У Пипина I, по сообщению Регино Прюмского, было трое сыновей[3]: Бернар I, граф Лана, который, согласно итальянским авторам, был родоначальником рода Бернардгенжи[4], Пипин II, граф в области к северу от Парижа, и Герберт I.

Продолжателем династии был Герберт I де Вермандуа, который после смерти Тьерри I де Вермандуа унаследовал его владения. В 886—898 годах Герберт упоминается как граф Суассона, в 888—889 годах — как граф Мо и Мадри, а в 896 году — как граф Вермандуа. В 889 году Герберт упоминается как сторонник короля Франции Эда. В 897 году Герберт выдал замуж одну из своих дочерей, Беатрис, за Роберта I Парижского, брата короля Эда.
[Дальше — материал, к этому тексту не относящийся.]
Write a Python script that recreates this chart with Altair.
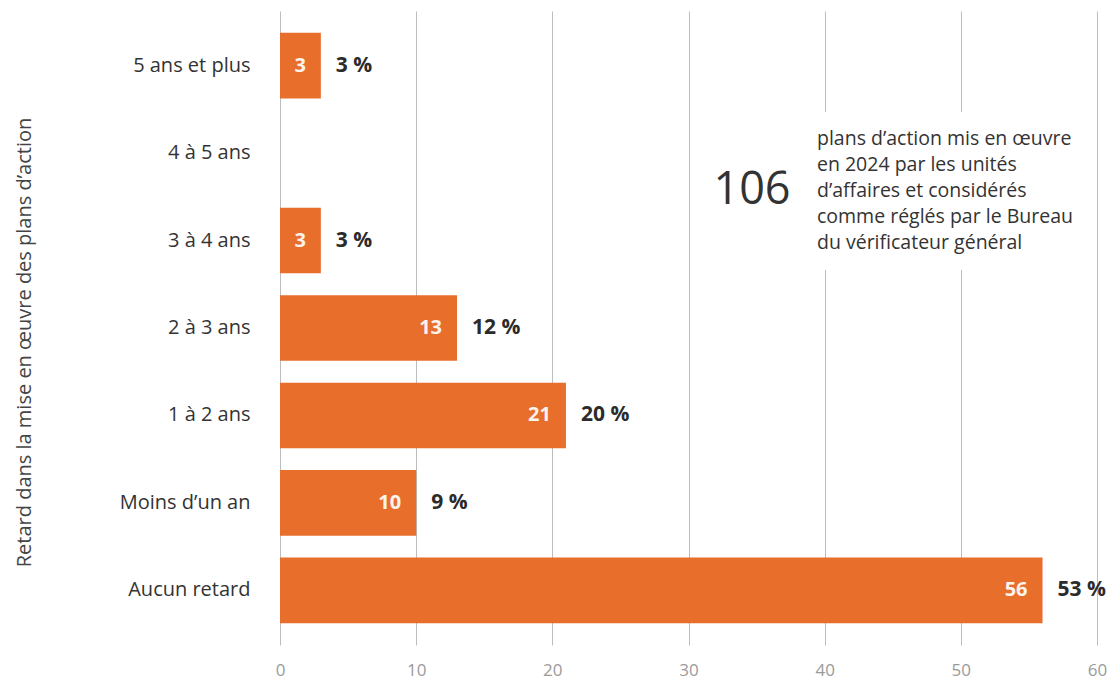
import altair as alt
import pandas as pd

categories = ["5 ans et plus", "4 à 5 ans", "3 à 4 ans", "2 à 3 ans",
              "1 à 2 ans", "Moins d’un an", "Aucun retard"]
counts = [3, 0, 3, 13, 21, 10, 56]
percents = ["3 %", "", "3 %", "12 %", "20 %", "9 %", "53 %"]

total_label = "106"
note_lines = ["plans d’action mis en œuvre", "en 2024 par les unités",
              "d’affaires et considérés", "comme réglés par le Bureau",
              "du vérificateur général"]

x_ticks = [0, 10, 20, 30, 40, 50, 60]
y_title = "Retard dans la mise en œuvre des plans d’action"

FONT = "Open Sans"
ORANGE = "#E86E2C"
H = 634

df = pd.DataFrame({"cat": categories, "n": counts, "pct": percents})
note_df = pd.DataFrame({"total": [total_label]})

y_enc = alt.Y("cat:N", sort=categories,
              scale=alt.Scale(paddingInner=0.25, paddingOuter=0.25),
              axis=alt.Axis(title=y_title, domain=False, ticks=False, grid=False,
                            labelFontSize=20, labelColor="#333333", labelFont=FONT,
                            labelPadding=30, titleFont=FONT, titleFontSize=20,
                            titleFontWeight="normal", titleColor="#444444",
                            titleAngle=-90, titleX=-256, titleY=331,
                            titleAlign="center", titleBaseline="middle"))
x_enc = alt.X("n:Q", scale=alt.Scale(domain=[0, 60], nice=False),
              axis=alt.Axis(title=None, values=x_ticks, domain=False, ticks=False,
                            grid=True, gridColor="#bdbdbd", gridWidth=1,
                            labelFontSize=17, labelColor="#9a9a9a", labelFont=FONT,
                            labelPadding=17, labelFlush=False))

base = alt.Chart(df)

bars = base.mark_bar(color=ORANGE).encode(x=x_enc, y=y_enc)

inner = base.transform_filter("datum.n > 0").mark_text(
    align="right", baseline="middle", dx=-15, font=FONT, fontSize=20,
    fontWeight="bold", color="#fbf3ee"
).encode(x="n:Q", y=alt.Y("cat:N", sort=categories), text="n:Q")

outer = base.transform_filter("datum.n > 0").mark_text(
    align="left", baseline="middle", dx=15, font=FONT, fontSize=21,
    fontWeight="bold", color="#2b2b2b"
).encode(x="n:Q", y=alt.Y("cat:N", sort=categories), text="pct:N")

note_bg = alt.Chart(note_df).mark_rect(color="white").encode(
    x=alt.value(420), x2=alt.value(810), y=alt.value(101), y2=alt.value(259))

big = alt.Chart(note_df).mark_text(
    align="center", baseline="middle", font=FONT, fontSize=45, color="#333333"
).encode(x=alt.value(472), y=alt.value(179), text="total:N")

note = alt.Chart(note_df).mark_text(
    text=note_lines, align="left", baseline="middle", font=FONT, fontSize=19.5,
    lineHeight=26, color="#333333"
).encode(x=alt.value(537), y=alt.value(128))

chart = alt.layer(bars, note_bg, inner, outer, big, note).properties(
    width=817, height=H,
    autosize=alt.AutoSizeParams(type="none"),
    padding={"left": 272, "top": 3, "right": 10, "bottom": 34},
).configure_view(stroke=None)

chart.save("out.html", embed_options={"renderer": "svg", "actions": False})
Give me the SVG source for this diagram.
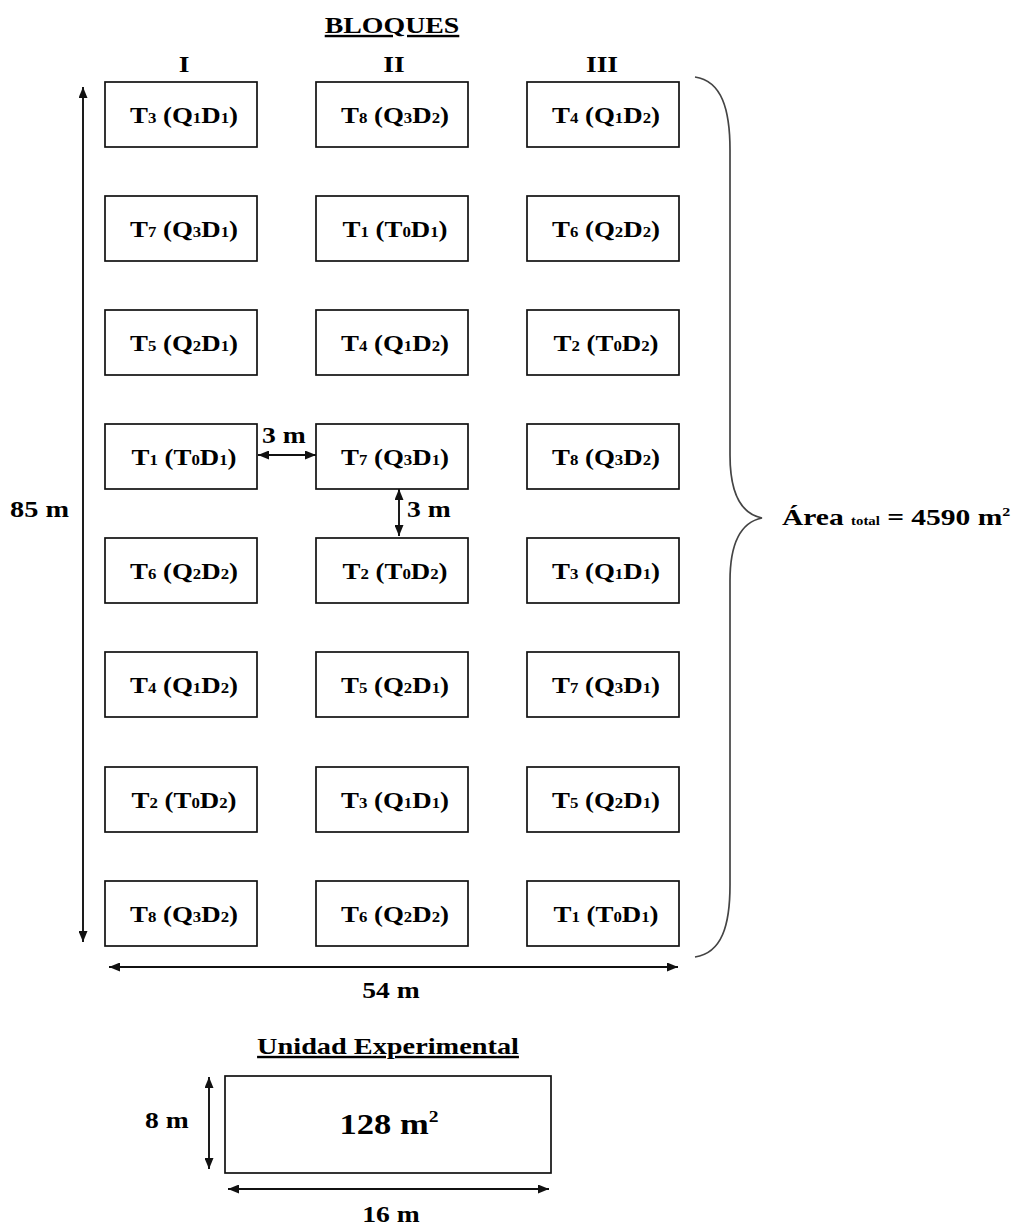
<svg xmlns="http://www.w3.org/2000/svg" width="1016" height="1226" viewBox="0 0 1016 1226">
<style>
  text { font-family: "Liberation Serif", "Times New Roman", serif; font-weight: bold; fill: #000; }
  .lbl { font-size: 24px; text-anchor: middle; }
  .s { font-size: 15px; }
  .box { fill: #fff; stroke: #111; stroke-width: 1.7; }
  .dim { stroke: #111; stroke-width: 1.9; fill: none; }
  .brace { stroke: #444; stroke-width: 1.7; fill: none; }
  .t { font-size: 24px; }
  .mid { text-anchor: middle; }
</style>
<defs>
  <marker id="ah" viewBox="0 0 11 9" refX="11" refY="4.5" markerWidth="11" markerHeight="9" markerUnits="userSpaceOnUse" orient="auto-start-reverse">
    <path d="M0,0 L11,4.5 L0,9 z" fill="#111"/>
  </marker>
</defs>
<rect width="1016" height="1226" fill="#fff"/>

<!-- headings -->
<g id="headings">
  <text class="t mid" text-decoration="underline" transform="translate(392,33) scale(1.16,1)">BLOQUES</text>
  <text class="t mid" transform="translate(184,72) scale(1.15,1)">I</text>
  <text class="t mid" transform="translate(394,72) scale(1.15,1)">II</text>
  <text class="t mid" transform="translate(602,72) scale(1.15,1)">III</text>
</g>

<!-- row 1 -->
<g id="r1c1"><rect class="box" x="105" y="82" width="152" height="65"/><text class="lbl" transform="translate(184,123) scale(1.12,1)">T<tspan class="s">3</tspan> (Q<tspan class="s">1</tspan>D<tspan class="s">1</tspan>)</text></g>
<g id="r1c2"><rect class="box" x="316" y="82" width="152" height="65"/><text class="lbl" transform="translate(395,123) scale(1.12,1)">T<tspan class="s">8</tspan> (Q<tspan class="s">3</tspan>D<tspan class="s">2</tspan>)</text></g>
<g id="r1c3"><rect class="box" x="527" y="82" width="152" height="65"/><text class="lbl" transform="translate(606,123) scale(1.12,1)">T<tspan class="s">4</tspan> (Q<tspan class="s">1</tspan>D<tspan class="s">2</tspan>)</text></g>
<!-- row 2 -->
<g id="r2c1"><rect class="box" x="105" y="196" width="152" height="65"/><text class="lbl" transform="translate(184,237) scale(1.12,1)">T<tspan class="s">7</tspan> (Q<tspan class="s">3</tspan>D<tspan class="s">1</tspan>)</text></g>
<g id="r2c2"><rect class="box" x="316" y="196" width="152" height="65"/><text class="lbl" transform="translate(395,237) scale(1.12,1)">T<tspan class="s">1</tspan> (T<tspan class="s">0</tspan>D<tspan class="s">1</tspan>)</text></g>
<g id="r2c3"><rect class="box" x="527" y="196" width="152" height="65"/><text class="lbl" transform="translate(606,237) scale(1.12,1)">T<tspan class="s">6</tspan> (Q<tspan class="s">2</tspan>D<tspan class="s">2</tspan>)</text></g>
<!-- row 3 -->
<g id="r3c1"><rect class="box" x="105" y="310" width="152" height="65"/><text class="lbl" transform="translate(184,351) scale(1.12,1)">T<tspan class="s">5</tspan> (Q<tspan class="s">2</tspan>D<tspan class="s">1</tspan>)</text></g>
<g id="r3c2"><rect class="box" x="316" y="310" width="152" height="65"/><text class="lbl" transform="translate(395,351) scale(1.12,1)">T<tspan class="s">4</tspan> (Q<tspan class="s">1</tspan>D<tspan class="s">2</tspan>)</text></g>
<g id="r3c3"><rect class="box" x="527" y="310" width="152" height="65"/><text class="lbl" transform="translate(606,351) scale(1.12,1)">T<tspan class="s">2</tspan> (T<tspan class="s">0</tspan>D<tspan class="s">2</tspan>)</text></g>
<!-- row 4 -->
<g id="r4c1"><rect class="box" x="105" y="424" width="152" height="65"/><text class="lbl" transform="translate(184,465) scale(1.12,1)">T<tspan class="s">1</tspan> (T<tspan class="s">0</tspan>D<tspan class="s">1</tspan>)</text></g>
<g id="r4c2"><rect class="box" x="316" y="424" width="152" height="65"/><text class="lbl" transform="translate(395,465) scale(1.12,1)">T<tspan class="s">7</tspan> (Q<tspan class="s">3</tspan>D<tspan class="s">1</tspan>)</text></g>
<g id="r4c3"><rect class="box" x="527" y="424" width="152" height="65"/><text class="lbl" transform="translate(606,465) scale(1.12,1)">T<tspan class="s">8</tspan> (Q<tspan class="s">3</tspan>D<tspan class="s">2</tspan>)</text></g>
<!-- row 5 -->
<g id="r5c1"><rect class="box" x="105" y="538" width="152" height="65"/><text class="lbl" transform="translate(184,579) scale(1.12,1)">T<tspan class="s">6</tspan> (Q<tspan class="s">2</tspan>D<tspan class="s">2</tspan>)</text></g>
<g id="r5c2"><rect class="box" x="316" y="538" width="152" height="65"/><text class="lbl" transform="translate(395,579) scale(1.12,1)">T<tspan class="s">2</tspan> (T<tspan class="s">0</tspan>D<tspan class="s">2</tspan>)</text></g>
<g id="r5c3"><rect class="box" x="527" y="538" width="152" height="65"/><text class="lbl" transform="translate(606,579) scale(1.12,1)">T<tspan class="s">3</tspan> (Q<tspan class="s">1</tspan>D<tspan class="s">1</tspan>)</text></g>
<!-- row 6 -->
<g id="r6c1"><rect class="box" x="105" y="652" width="152" height="65"/><text class="lbl" transform="translate(184,693) scale(1.12,1)">T<tspan class="s">4</tspan> (Q<tspan class="s">1</tspan>D<tspan class="s">2</tspan>)</text></g>
<g id="r6c2"><rect class="box" x="316" y="652" width="152" height="65"/><text class="lbl" transform="translate(395,693) scale(1.12,1)">T<tspan class="s">5</tspan> (Q<tspan class="s">2</tspan>D<tspan class="s">1</tspan>)</text></g>
<g id="r6c3"><rect class="box" x="527" y="652" width="152" height="65"/><text class="lbl" transform="translate(606,693) scale(1.12,1)">T<tspan class="s">7</tspan> (Q<tspan class="s">3</tspan>D<tspan class="s">1</tspan>)</text></g>
<!-- row 7 -->
<g id="r7c1"><rect class="box" x="105" y="767" width="152" height="65"/><text class="lbl" transform="translate(184,808) scale(1.12,1)">T<tspan class="s">2</tspan> (T<tspan class="s">0</tspan>D<tspan class="s">2</tspan>)</text></g>
<g id="r7c2"><rect class="box" x="316" y="767" width="152" height="65"/><text class="lbl" transform="translate(395,808) scale(1.12,1)">T<tspan class="s">3</tspan> (Q<tspan class="s">1</tspan>D<tspan class="s">1</tspan>)</text></g>
<g id="r7c3"><rect class="box" x="527" y="767" width="152" height="65"/><text class="lbl" transform="translate(606,808) scale(1.12,1)">T<tspan class="s">5</tspan> (Q<tspan class="s">2</tspan>D<tspan class="s">1</tspan>)</text></g>
<!-- row 8 -->
<g id="r8c1"><rect class="box" x="105" y="881" width="152" height="65"/><text class="lbl" transform="translate(184,922) scale(1.12,1)">T<tspan class="s">8</tspan> (Q<tspan class="s">3</tspan>D<tspan class="s">2</tspan>)</text></g>
<g id="r8c2"><rect class="box" x="316" y="881" width="152" height="65"/><text class="lbl" transform="translate(395,922) scale(1.12,1)">T<tspan class="s">6</tspan> (Q<tspan class="s">2</tspan>D<tspan class="s">2</tspan>)</text></g>
<g id="r8c3"><rect class="box" x="527" y="881" width="152" height="65"/><text class="lbl" transform="translate(606,922) scale(1.12,1)">T<tspan class="s">1</tspan> (T<tspan class="s">0</tspan>D<tspan class="s">1</tspan>)</text></g>

<!-- dimension connectors -->
<g id="connectors">
  <line class="dim" x1="83" y1="87" x2="83" y2="942" marker-start="url(#ah)" marker-end="url(#ah)"/>
  <line class="dim" x1="109" y1="967" x2="678" y2="967" marker-start="url(#ah)" marker-end="url(#ah)"/>
  <line class="dim" x1="258" y1="455" x2="316" y2="455" marker-start="url(#ah)" marker-end="url(#ah)"/>
  <line class="dim" x1="399" y1="489" x2="399" y2="536" marker-start="url(#ah)" marker-end="url(#ah)"/>
  <path class="brace" d="M695,77 C722,81 730,110 730,150 L730,455 C730,495 742,514 762,518 C742,522 730,541 730,581 L730,885 C730,925 722,953 695,957"/>
  <line class="dim" x1="209" y1="1077" x2="209" y2="1169" marker-start="url(#ah)" marker-end="url(#ah)"/>
  <line class="dim" x1="228" y1="1189" x2="549" y2="1189" marker-start="url(#ah)" marker-end="url(#ah)"/>
</g>

<!-- dimension labels -->
<g id="labels">
  <text class="t" transform="translate(262,443) scale(1.15,1)">3 m</text>
  <text class="t" transform="translate(407,517) scale(1.15,1)">3 m</text>
  <text class="t" transform="translate(10,517) scale(1.18,1)">85 m</text>
  <text class="t mid" transform="translate(391,998) scale(1.15,1)">54 m</text>
  <text class="t" transform="translate(782,525) scale(1.23,1)">Área <tspan font-size="12px">total</tspan> = 4590 m<tspan font-size="13px" dy="-9">2</tspan></text>
</g>

<!-- experimental unit -->
<g id="unidad">
  <text class="t mid" text-decoration="underline" transform="translate(388,1054) scale(1.18,1)">Unidad Experimental</text>
  <rect class="box" x="225" y="1076" width="326" height="97"/>
  <text class="mid" font-size="30px" transform="translate(389,1134) scale(1.15,1)">128 m<tspan font-size="17px" dy="-12">2</tspan></text>
  <text class="t" transform="translate(145,1128) scale(1.15,1)">8 m</text>
  <text class="t mid" transform="translate(391,1222) scale(1.15,1)">16 m</text>
</g>
</svg>
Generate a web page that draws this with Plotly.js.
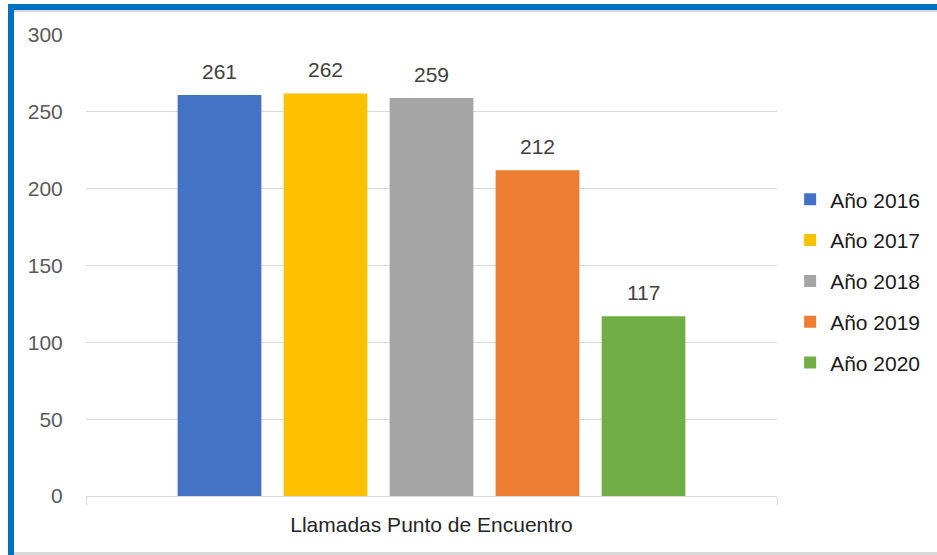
<!DOCTYPE html>
<html>
<head>
<meta charset="utf-8">
<script src="https://cdn.plot.ly/plotly-3.0.1.min.js"></script>
<style>
html,body{margin:0;padding:0;background:#fff;}
#wrap{position:relative;width:937px;height:555px;overflow:hidden;}
#chart{position:absolute;left:0;top:0;width:937px;height:555px;}
.bt{position:absolute;left:8px;top:4px;width:929px;height:6px;background:#0070c0;}
.bl{position:absolute;left:8px;top:4px;width:6px;height:551px;background:#0070c0;}
.gt{position:absolute;left:14px;top:10px;width:923px;height:2px;background:#d9d9d9;}
.gb{position:absolute;left:14px;top:552px;width:923px;height:3px;background:#d9d9d9;}
</style>
</head>
<body>
<div id="wrap">
<div id="chart"></div>
<div class="bt"></div><div class="bl"></div><div class="gt"></div><div class="gb"></div>
</div>
<script>
var category = ["Llamadas Punto de Encuentro"];
var seriesNames = ["Año 2016", "Año 2017", "Año 2018", "Año 2019", "Año 2020"];
var seriesValues = [261, 262, 259, 212, 117];
var seriesColors = ["#4472c4", "#ffc000", "#a5a5a5", "#ed7d31", "#70ad47"];
var yTicks = [0, 50, 100, 150, 200, 250, 300];

var FONT = "Liberation Sans, Arial, sans-serif";
var FS = 21;
var traces = seriesNames.map(function(n, i){
  return {
    type: "bar",
    name: n,
    legendgroup: "g" + i,
    x: category,
    y: [seriesValues[i]],
    marker: {color: seriesColors[i]},
    hoverinfo: "none"
  };
});

var layout = {
  width: 937, height: 555,
  margin: {l: 86, r: 160, t: 35, b: 59, autoexpand: false},
  paper_bgcolor: "rgba(0,0,0,0)",
  plot_bgcolor: "rgba(0,0,0,0)",
  barmode: "group",
  bargap: 0.233,
  bargroupgap: 0.21,
  showlegend: true,
  legend: {
    x: 1.019, xanchor: "left", y: 0.466, yanchor: "middle",
    font: {family: FONT, size: FS, color: "#1a1a1a"},
    traceorder: "grouped",
    tracegroupgap: 10.5,
    bgcolor: "rgba(0,0,0,0)"
  },
  xaxis: {
    type: "category",
    showline: true, linecolor: "#d9d9d9", linewidth: 1,
    ticks: "outside", tickson: "boundaries", ticklen: 8, tickcolor: "#d9d9d9",
    ticklabelstandoff: 10,
    tickfont: {family: FONT, size: FS, color: "#262626"},
    showgrid: false
  },
  yaxis: {
    range: [0, 300],
    tickvals: yTicks,
    ticktext: yTicks.map(String),
    showgrid: true, gridcolor: "#d9d9d9", gridwidth: 1,
    zeroline: false, showline: false,
    ticks: "outside", ticklen: 18, tickcolor: "rgba(0,0,0,0)",
    tickfont: {family: FONT, size: FS, color: "#595959"}
  },
  font: {family: FONT}
};

var gd = document.getElementById("chart");
Plotly.newPlot(gd, traces, layout, {displayModeBar: false, staticPlot: true}).then(function(){
  var anns = seriesValues.map(function(v, i){
    var cb = gd.calcdata[i][0];
    var xc = (typeof cb.x === "number") ? cb.x : 0;
    return {
      xref: "x", yref: "y", x: xc, y: v,
      text: String(v), showarrow: false,
      xanchor: "center", yanchor: "bottom", yshift: 10,
      font: {family: FONT, size: FS, color: "#404040"}
    };
  });
  return Plotly.relayout(gd, {annotations: anns});
});
</script>
</body>
</html>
Единственным сыном и наследником Герберта I был Герберт II де Вермандуа, который к обширным владениям, полученным от отца, присоединил земли в Вексене и Шампани, став одним из крупнейших феодалов Западно-Франкского королевства. В 922 году Герберт II принял участие в крупном мятеже феодалов против короля Карла Простоватого, которого захватил в плен в 923 году и держал в заключении до самой его смерти. Пленного монарха Герберт II использовал как средство давления на нового короля, Рауля, от которого получил кафедру архиепископства Реймского для своего сына Гуго. В 926 году Герберт захватил Амьен, а в 928 году получил графство Лан, где построил крепость. Однако в 931 году ему пришлось отдать город Лан, а в 938 году — и построенную крепость. После смерти Герберта II в 943 году его обширные владения были разделены между несколькими сыновьями, а могущество династии снизилось.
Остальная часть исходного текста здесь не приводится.